Leveraged stock strategies such as buying and holding 3x ETFs such as FNGU,TQQQ, and TECL, have outperformed Bitcoin since 2018. In early 2018, when Bitcoin was at $12k or so, I recommended FNGU as an alternative to Bitcoin (as a sort of high-risk but high return investment). Three years later, FNGU is up over 500% vs. 350% for Bitcoin.
2. No options market with crypto. Stock options allow small returns of the underlying index or stock to be magnified, but options trading is still very limited with crypto. It is possible, but it does not work nearly as well as stock option trading.
3. Too hard and cumbersome to deposit and withdrawal large sums of and crypto and or fiat. Even after 911, given all of the Patriot Act restrictions, I found it very easy to deposit money in a brokerage account and begin trading. All I had to do was wire money to the broker and within 3 days I was able to trade. With crypto, often you need ID cards and proof of funds due to various arbitrary compliance and anti-money laundering restrictions and regulations. Prior to 2017, it was easy to transfer funds and crypto in and out of exchanges, but criminals inevitably abused and exploited the good will of exchanges. That is usually what happens with these sort of things: all it takes is a few bad actors to permanently ruin it for everyone else. Two decades later, we still have to take off our shoes at the airport because someone had the brilliant idea of smuggling a bomb in their shoe.

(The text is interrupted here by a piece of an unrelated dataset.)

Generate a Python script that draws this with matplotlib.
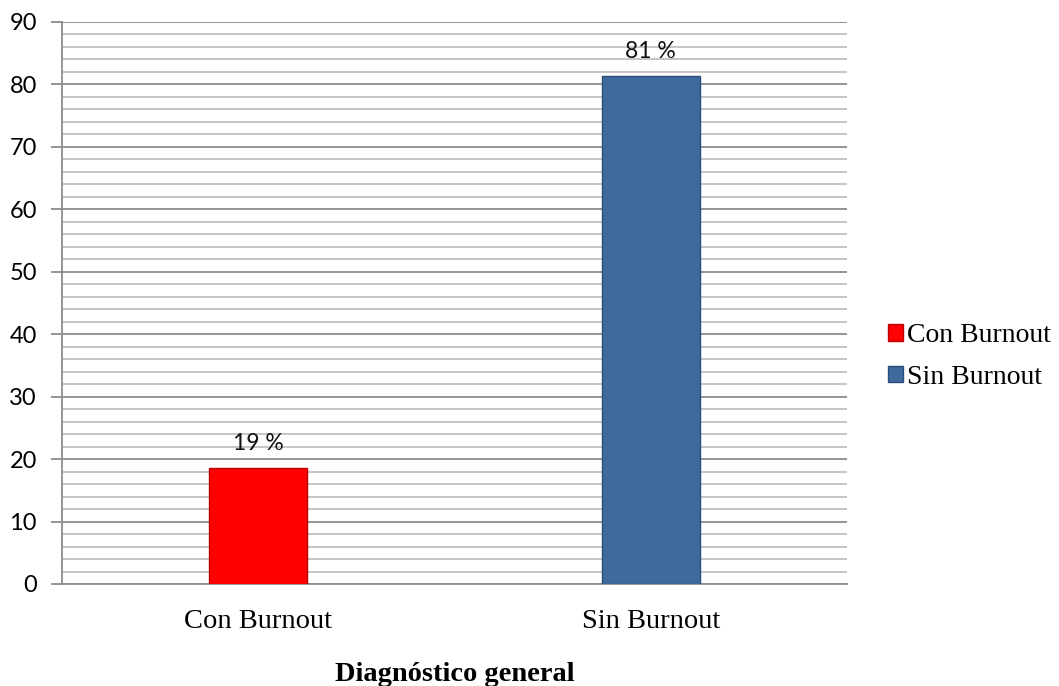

4. Too small of position sizes. On /r/wallstreetbets it is not uncommon to see traders in their 20s or 30s make bets of ten thousand dollars or more on a single option trade. Yet for some reason with crypto everyone is skinflint and risk averse. It’s like “I deposited $50 into my Coinbase” is the norm. You’re not going to get rich with such as small investment even if Bitcoin goes up 100x. It is the same age group and demographic buying stock as buying crypto, so it’s not like the crypto traders should have less money.
5. Gains do not hold. GME stock started at $3 in 2020 and a year later is still above $100. Stocks tend to ‘trend’ which means that past price movement predicts future direction. If a stock has risen 70 out of the past 100 days, likely it will keep rising, at least for the foreseeable future. This is known as momentum, and there is evidence that in spite of the efficient market hypothesis, that it exists. With crypto, sometimes an altcoin will get pumped 100% in a day and then the next day give up most of its gains, and then a week later be back to where it started. It is hard to make money off that because there is no follow-through or trend to ride higher. It s not like Gsamestock, which kept going up for many months, or, like Tesla, which went from $70 to $900 over 2 years.
6. As discussed earlier, crypto is more like a commodity than a stock. Whereas stocks tend to generate shareholder value in the form of retained earnings, dividends, or buybacks, crypto does not generate earnings that can be passed on to investors. Also, crypto has more inflation than stocks, as some inflation (between 2-5%) is built into crypto protocols, whereas with stocks the supply tends to shrink over time due to buybacks. Historically, for these reasons, commodities tend to have far worse returns than stocks.